6. Is third-party field testing required to confirm performance?
   Air leakage testing, adhesion testing, or flood testing may be warranted.

7. Has the substitution been clearly documented with defined responsibility?

The review process must shift from product comparison to system risk assessment.

Common Mistakes That Increase Exposure

• Approving substitutions without conditional language

• Failing to require written confirmation of assembly compliance

• Relying solely on manufacturer cut sheets

• Not requiring updated shop drawings reflecting the change

• Allowing substitutions late in the submittal cycle under schedule pressure

• Not documenting limitations of review

These are process failures—not technical ignorance.

They are also avoidable.

Reframing “Value Engineering” in the Envelope Context

True value engineering improves lifecycle performance, constructability, or risk reduction without degrading performance.

Many envelope substitutions, however, are cost reductions disguised as equivalency.

The building envelope is not forgiving. It is exposed to water, temperature gradients, UV radiation, and movement every day of its service life. Small changes at installation can have amplified long-term consequences.

Savings achieved at bid day can be erased many times over in remediation costs, business interruption, or litigation.
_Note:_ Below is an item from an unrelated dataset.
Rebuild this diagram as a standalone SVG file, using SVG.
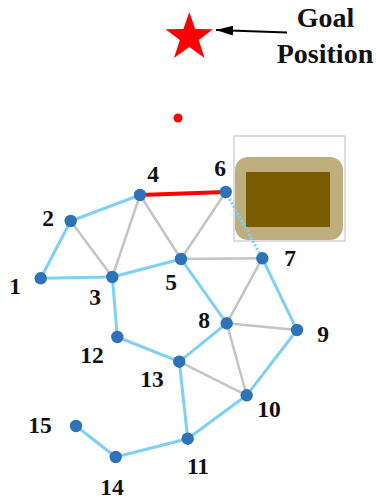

The line between legitimate value engineering and concealed liability is crossed when:

• Assembly testing is invalidated

• Compatibility is assumed rather than verified

• Documentation is incomplete

• Responsibility is unclear

Conclusion: Protecting Performance Means Protecting the Assembly

The risk of product substitutions in building envelope systems is not hypothetical. It is structural.

Facade and roofing assemblies are interdependent systems that rely on continuity, compatibility, and tested configurations. When substitutions alter those systems—without rigorous evaluation and documentation—the liability shifts silently.

For architects and envelope consultants, the solution is not to reject all substitutions. It is to evaluate them at the assembly level, document the analysis, and clearly define responsibility.

The building envelope does not fail because of one line on a submittal log.

It fails because system integrity was compromised in small, undocumented ways.

And when that happens, “equivalent” becomes very difficult to defend.